The tree produces a good deal of (not especially bouquet worthy) flowers and a much smaller quantity of fruit (perhaps 40 during a good year) in the form of pods. Both flowers and pods sprout directly from the tree’s trunk. Each pod contains between 20 and 60 seeds, or “beans” imbedded in a pulp. It’s the beans that ultimately provided society with early chocolate drinks and a variety of modern chocolate products.

Pod cross-section. Image credit: Agricultural Research Service.

After eons of suffering through a drab, chocolate-free existence, Europe finally got wind of the novel new world drink in the 16th century, when Spanish explorers brought the treat back from their journeys. Chocolate was a hit in Spain and the trend quickly spread to the wealthier residents of other European nations. The beverage sustained the needs of the continent for a few centuries before industry advances made it possible to turn cacao beans into not just drinks but also candy.

Food of the gods*

What does it take to pound the fruit of the cacao tree into foil-wrapped confections to be purchased as amorous holiday offerings? Is it a miracle performed by Aphrodite herself? Let’s see if we can take some of the romance out of it, shall we?

From pods to bonbons. Image credit: Everjean (L) and chaunceydavis818 (R).

 

Here’s the basic process:
Step 1) remove beans from pods and dry
Step 2) roast beans
Step 3) remove bean shells and retain interior “nibs” †
Step 4) grind nibs into paste
Step 5) heat the paste into a uniform liquid known as “cocoa mass”

Like love itself, chocolate industry terminology is often unduly confusing. Cacao beans are also called cocoa beans. Cocoa mass is also called cocoa liquor, even though neither contains alcohol.‡ The liquor, like the bean it was ground from, is roughly half fat. After the initial heating that makes paste into liquor, the fatty and low fat components can be further separated into cocoa butter (just the fat), and cocoa solids (just the lean). Cocoa solids are usually sold in the form of cocoa powder. It bears mentioning that the terminology isn’t always used correctly or consistently. (I encountered more than one candy bar using the term “cocoa solids”, when it clearly meant “cocoa mass”). Bewildered and frustrated yet? Perhaps a glossary will help…

Cocoa mass/cocoa liquor – product made by heating paste of ground, roasted cacao nibs.
Cocoa solids – low fat portion separated from cocoa mass, can be ground into cocoa powder.
Cocoa butter – fatty portion separated from cocoa mass.

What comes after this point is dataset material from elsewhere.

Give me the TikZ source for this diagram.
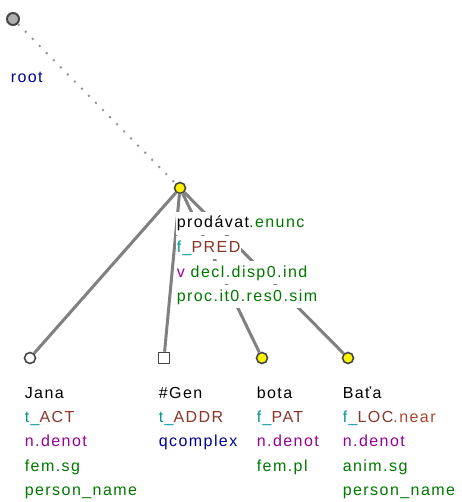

Or how about this production flow chart…

Cocao butter. Image credit: David Monniaux.

Where were we again? Oh, right… Cocoa mass, sugar and cocoa butter make up the bulk of any decent chocolate bar (we’ll get to abominations like milk chocolate shortly). Adding cocoa powder and reducing sugar can yield super, mega, extreme dark varieties. Some manufacturers have created bars with up to “99% cocoa”. Ah, but do they mean cocoa mass or cocoa solids? Judging from the nutritional label, it looks like mass. Just as well, since a bar composed of mostly cocoa powder sounds a bit, well, dry.

Is white chocolate really chocolate? What about milk chocolate?

Shades of chocolate. Image credit: André Karwath.

Here’s the deal. Chocolate = cocoa mass + sugar + cocoa butter. Milk chocolate adds milk to the equation. White chocolate goes a step further and removes the cocoa mass. It still contains cocoa butter, which is derived from the beans of the cacao tree, but then so do various moisturizers, and we don’t refer to those as chocolate. But I don’t want to debate semantics. If a mixture of cocoa butter, milk and sugar wishes to be addressed as white chocolate, who am I to say otherwise?

As for milk chocolate, the credit/blame for this invention falls mostly on Swiss chocolate maker Daniel Peter. It took him several years of labor to realize his goal (milk’s watery quality was thwarting the process). Finally, toward the end of the 19th century, and with the help of Henri Nestlé, who had created an evaporated “milk flour” for use in baby food, Daniel was finally able to make the watered-down, pseudo-chocolate beloved by millions today.

Bean Counting

Early Maya wallet. Image credit: vår resa.

You may have heard from your parents, grandparents, or some other surly old people that money doesn’t grow on trees. This wasn’t always the case. The Maya and Aztec societies that made cacao-based drinks also employed the beans as a unit of currency.

Whether or not cacao beans could buy you love back then is a matter for historians, but walking through the candy section during the month of February, the answer appears to be yes.

It was British chocolate maker Richard Cadbury who unleashed the first box of Valentine’s Day chocolates in the 1860’s. He was onto something. By the 20th century, chocolate had become an indispensable part of socially-sanctioned declarations of love.

Even those not smitten with the holiday can take heart; the days following Valentine’s Day offer fantastic deals on any chocolates whose red-ribboned and bowed presentation renders them obsolete as stores trot out the Easter decorations.

* “Theobroma” derives from Greek and translates into “food of the gods”

† The beans can also be shelled first then roasted, if you prefer.

‡ Chocolate liqueur is an unrelated product, which involves both booze and chocolate.